Half of Google’s First Page Results are HTTPS, According to Moz

Half of Google’s First Page Results are HTTPS Moz reports the number of HTTPS results on Google’s first page has risen from 30% to 50% over a period of 9 months. Due to the fact this has been a gradual increase with no big jumps, Moz attributes the growth to a steady adoption of HTTPS rather than algorithm updates. Moz corroborated its findings with Rank Ranger, which was also able to produce the same results using its tracking system. Two independent tracking systems coming to the same conclusion is an indication that neither is far off. Dr. Pete Meyers of Moz predicts the number of HTTPS results could populate 65% of the front page of Google by the end of 2017. Despite the growing adoption rate, Google confirmed it has no plans to boost the HTTPS ranking signal.
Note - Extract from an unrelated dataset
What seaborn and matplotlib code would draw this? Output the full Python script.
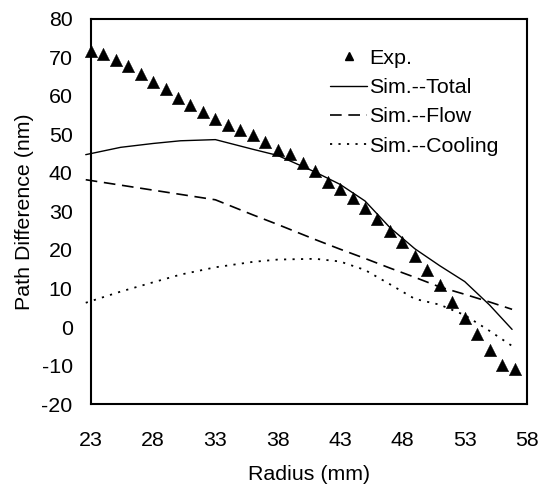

Secure results are taking over Google’s first page, but not all major players have converted yet. Of the top 20 subdomains in the MozCast data set, these are the ones that have not yet switched to HTTPS: webmd.com allrecipes.com target.com foodnetwork.com ebay.com bestbuy.com mayoclinic.org homedepot.com indeed.com shop.nordstrom.com That’s half of the top 20 domains which are still HTTP. Knowing that, is it worth it for site owners to make the switch if they haven’t already? Moz recommends keeping in mind that others factors need to be considered beyond Google’s mild ranking benefit for HTTPS. For example, Chrome will start marking non-HTTPS pages as non-secure if they ask for password or credit card information. As adoption rate increases, Meyers believes the pressure to convert to HTTPS will increase as well. He recommends new sites jumping on board immediately, as security certificates are fairly inexpensive and come with few risks. At the very least, secure any pages that collect sensitive information. Matt Southern Moz reports the number of HTTPS results on Google’s first page has risen from 30% to 50% over a period of 9 months.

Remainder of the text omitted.